start
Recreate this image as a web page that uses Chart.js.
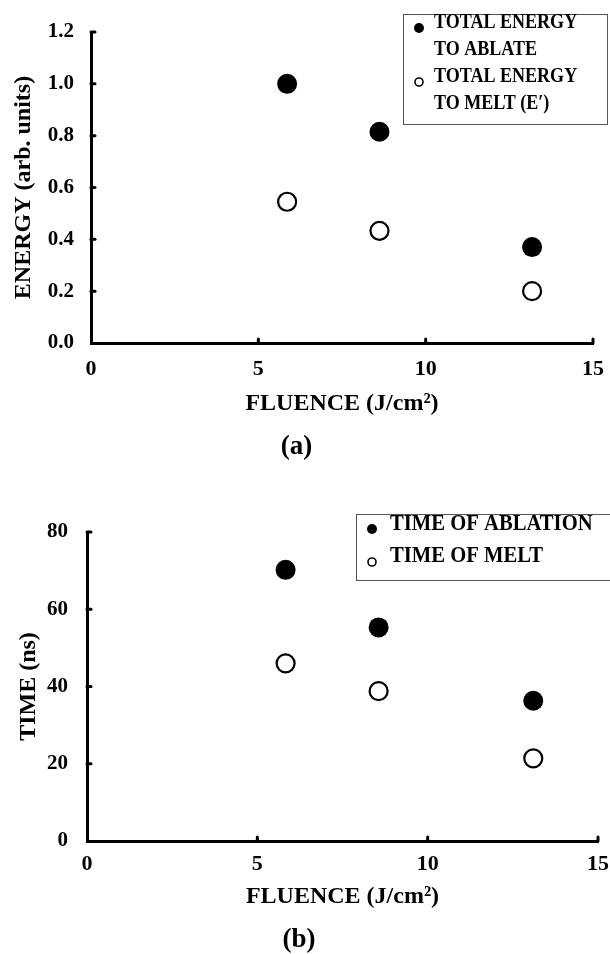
<!DOCTYPE html>
<html><head><meta charset="utf-8">
<script src="https://cdn.jsdelivr.net/npm/chart.js@4/dist/chart.umd.min.js"></script>
<style>
html,body{margin:0;padding:0;background:#fff;}
#wrap{position:relative;width:610px;height:954px;overflow:hidden;background:#fff;}
.c{position:absolute;left:0;}
</style></head><body>
<div id="wrap">
  <div class="c" style="top:0;width:610px;height:470px"><canvas id="ca"></canvas></div>
  <div class="c" style="top:470px;width:610px;height:484px"><canvas id="cb"></canvas></div>
</div>
<script>
// ---- data ----
const fluenceA = [5.86, 8.62, 13.18];
const energyAblate = [1.00, 0.815, 0.37];
const energyMelt = [0.545, 0.433, 0.20];
const fluenceB = [5.83, 8.56, 13.1];
const timeAblation = [70.2, 55.3, 36.3];
const timeMelt = [46.0, 38.8, 21.4];
const xTickValues = [0, 5, 10, 15];
const yTickValuesA = [0, 0.2, 0.4, 0.6, 0.8, 1.0, 1.2];
const yTickValuesB = [0, 20, 40, 60, 80];
const seriesLabelsA = ['TOTAL ENERGY\nTO ABLATE', 'TOTAL ENERGY\nTO MELT (E\u2032)'];
const seriesLabelsB = ['TIME OF ABLATION', 'TIME OF MELT'];
const xTitle = 'FLUENCE (J/cm\u00B2)';
const yTitleA = 'ENERGY (arb. units)';
const yTitleB = 'TIME (ns)';
const captionA = '(a)';
const captionB = '(b)';

const FONT = "'Liberation Serif', 'Times New Roman', serif";
Chart.defaults.font.family = FONT;
Chart.defaults.color = '#000';

function pts(xs, ys) { return xs.map((x, i) => ({x: x, y: ys[i]})); }

const filledStyle = {pointStyle: 'circle', pointRadius: 10, pointBackgroundColor: '#000', pointBorderColor: '#000', pointBorderWidth: 0, showLine: false};
const openStyle = {pointStyle: 'circle', pointRadius: 9, pointBackgroundColor: '#fff', pointBorderColor: '#000', pointBorderWidth: 2.2, showLine: false};

// inner tick marks drawn at the library's tick positions
const innerTicks = {
  id: 'innerTicks',
  afterDatasetsDraw(chart) {
    const ctx = chart.ctx, x = chart.scales.x, y = chart.scales.y, a = chart.chartArea;
    ctx.save();
    ctx.strokeStyle = '#000'; ctx.lineWidth = 3; ctx.lineCap = 'round';
    x.ticks.forEach(t => {
      const px = x.getPixelForValue(t.value);
      if (Math.abs(px - a.left) < 2) return;
      ctx.beginPath(); ctx.moveTo(px, a.bottom); ctx.lineTo(px, a.bottom - 4); ctx.stroke();
    });
    y.ticks.forEach(t => {
      const py = y.getPixelForValue(t.value);
      if (Math.abs(py - a.bottom) < 2) return;
      ctx.beginPath(); ctx.moveTo(a.left, py); ctx.lineTo(a.left + 4, py); ctx.stroke();
    });
    ctx.restore();
  }
};

const boxLegend = {
  id: 'boxLegend',
  afterDraw(chart, args, o) {
    if (!o || !o.items) return;
    const ctx = chart.ctx;
    ctx.save();
    ctx.fillStyle = '#fff';
    ctx.fillRect(o.left, o.top, o.right - o.left, o.bottom - o.top);
    ctx.strokeStyle = '#555'; ctx.lineWidth = 1;
    ctx.strokeRect(o.left + 0.5, o.top + 0.5, o.right - o.left, o.bottom - o.top);
    ctx.textBaseline = 'middle'; ctx.textAlign = 'left';
    ctx.font = 'bold ' + o.fontSize + 'px ' + FONT;
    o.items.forEach((it, i) => {
      const ds = chart.data.datasets[i];
      ctx.beginPath();
      ctx.arc(o.markerX, it.markerY, it.r, 0, Math.PI * 2);
      ctx.fillStyle = ds.pointBackgroundColor; ctx.fill();
      if (ds.pointBorderWidth) { ctx.lineWidth = it.bw; ctx.strokeStyle = ds.pointBorderColor; ctx.stroke(); }
      ctx.fillStyle = '#000';
      String(ds.label).split('\n').forEach((line, j) => {
        ctx.save();
        ctx.translate(o.textX, it.textY + j * o.lineHeight);
        ctx.scale(o.condense, 1);
        ctx.fillText(line, 0, 0);
        ctx.restore();
      });
    });
    ctx.restore();
  }
};

function axisX(cfg) {
  return {
    type: 'linear', position: 'bottom', min: 0, max: 15,
    afterBuildTicks: s => { s.ticks = xTickValues.map(v => ({value: v})); },
    ticks: {font: {size: 22, weight: 'bold'}, color: '#000', padding: cfg.tickPad, maxRotation: 0, autoSkip: false},
    grid: {display: false, drawTicks: false},
    border: {display: true, width: 3, color: '#000'},
    title: {display: true, text: xTitle, color: '#000', font: {size: 24, weight: 'bold'}, padding: {top: 0, bottom: 0}},
    afterFit: s => { s.height = cfg.height; s.paddingLeft = 0; s.paddingRight = 0; }
  };
}
function axisY(cfg) {
  return {
    type: 'linear', position: 'left', min: cfg.min, max: cfg.max,
    afterBuildTicks: s => { s.ticks = cfg.ticks.map(v => ({value: v})); },
    ticks: {font: {size: 21, weight: 'bold'}, color: '#000', padding: cfg.tickPad, callback: cfg.fmt},
    grid: {display: false, drawTicks: false},
    border: {display: true, width: 3, color: '#000'},
    title: {display: true, text: cfg.title, color: '#000', font: {size: cfg.titleSize, weight: 'bold'}, padding: {top: cfg.titlePad, bottom: 0}},
    afterFit: s => { s.width = cfg.width; s.paddingTop = 0; s.paddingBottom = 0; }
  };
}

new Chart(document.getElementById('ca'), {
  type: 'scatter',
  data: {datasets: [
    Object.assign({label: seriesLabelsA[0], data: pts(fluenceA, energyAblate)}, filledStyle),
    Object.assign({label: seriesLabelsA[1], data: pts(fluenceA, energyMelt)}, openStyle)
  ]},
  options: {
    responsive: true, maintainAspectRatio: false, animation: false, devicePixelRatio: 1,
    layout: {padding: {left: 0, right: 17, top: 32, bottom: 0}},
    scales: {
      x: axisX({tickPad: 13, height: 75}),
      y: axisY({min: 0, max: 1.2, ticks: yTickValuesA, tickPad: 17, width: 91, title: yTitleA, titleSize: 24, titlePad: 9,
                fmt: v => Number(v).toFixed(1)})
    },
    plugins: {
      legend: {display: false}, tooltip: {enabled: false},
      title: {display: true, text: captionA, position: 'bottom', color: '#000',
              font: {size: 27, weight: 'bold', lineHeight: 1}, padding: {top: 15.5, bottom: 9.5}},
      boxLegend: {left: 403, top: 14, right: 607, bottom: 124, fontSize: 22, condense: 0.82, lineHeight: 27, textX: 434, markerX: 419,
                  items: [{textY: 22, markerY: 28, r: 5, bw: 0}, {textY: 76, markerY: 82, r: 4, bw: 1.6}]}
    }
  },
  plugins: [innerTicks, boxLegend]
});

new Chart(document.getElementById('cb'), {
  type: 'scatter',
  data: {datasets: [
    Object.assign({label: seriesLabelsB[0], data: pts(fluenceB, timeAblation)}, filledStyle),
    Object.assign({label: seriesLabelsB[1], data: pts(fluenceB, timeMelt)}, openStyle)
  ]},
  options: {
    responsive: true, maintainAspectRatio: false, animation: false, devicePixelRatio: 1,
    layout: {padding: {left: 0, right: 12, top: 62, bottom: 0}},
    scales: {
      x: axisX({tickPad: 10, height: 70}),
      y: axisY({min: 0, max: 80, ticks: yTickValuesB, tickPad: 19, width: 87, title: yTitleB, titleSize: 24, titlePad: 14,
                fmt: v => String(v)})
    },
    plugins: {
      legend: {display: false}, tooltip: {enabled: false},
      title: {display: true, text: captionB, position: 'bottom', color: '#000',
              font: {size: 27, weight: 'bold', lineHeight: 1}, padding: {top: 16, bottom: 0}},
      boxLegend: {left: 356, top: 44, right: 615, bottom: 110, fontSize: 24, condense: 0.86, lineHeight: 32, textX: 390, markerX: 372,
                  items: [{textY: 54, markerY: 59, r: 5, bw: 0}, {textY: 86, markerY: 92, r: 4, bw: 1.6}]}
    }
  },
  plugins: [innerTicks, boxLegend]
});
</script>
</body></html>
end
■ Exercise description ■
Output exactly the span of lines from the top of the listing through the line holding "function pts(xs, ys)", and leave every picture out.

■ Correct response ■
Recreate this image as a web page that uses Chart.js.
<!DOCTYPE html>
<html><head><meta charset="utf-8">
<script src="https://cdn.jsdelivr.net/npm/chart.js@4/dist/chart.umd.min.js"></script>
<style>
html,body{margin:0;padding:0;background:#fff;}
#wrap{position:relative;width:610px;height:954px;overflow:hidden;background:#fff;}
.c{position:absolute;left:0;}
</style></head><body>
<div id="wrap">
  <div class="c" style="top:0;width:610px;height:470px"><canvas id="ca"></canvas></div>
  <div class="c" style="top:470px;width:610px;height:484px"><canvas id="cb"></canvas></div>
</div>
<script>
// ---- data ----
const fluenceA = [5.86, 8.62, 13.18];
const energyAblate = [1.00, 0.815, 0.37];
const energyMelt = [0.545, 0.433, 0.20];
const fluenceB = [5.83, 8.56, 13.1];
const timeAblation = [70.2, 55.3, 36.3];
const timeMelt = [46.0, 38.8, 21.4];
const xTickValues = [0, 5, 10, 15];
const yTickValuesA = [0, 0.2, 0.4, 0.6, 0.8, 1.0, 1.2];
const yTickValuesB = [0, 20, 40, 60, 80];
const seriesLabelsA = ['TOTAL ENERGY\nTO ABLATE', 'TOTAL ENERGY\nTO MELT (E\u2032)'];
const seriesLabelsB = ['TIME OF ABLATION', 'TIME OF MELT'];
const xTitle = 'FLUENCE (J/cm\u00B2)';
const yTitleA = 'ENERGY (arb. units)';
const yTitleB = 'TIME (ns)';
const captionA = '(a)';
const captionB = '(b)';

const FONT = "'Liberation Serif', 'Times New Roman', serif";
Chart.defaults.font.family = FONT;
Chart.defaults.color = '#000';

function pts(xs, ys) { return xs.map((x, i) => ({x: x, y: ys[i]})); }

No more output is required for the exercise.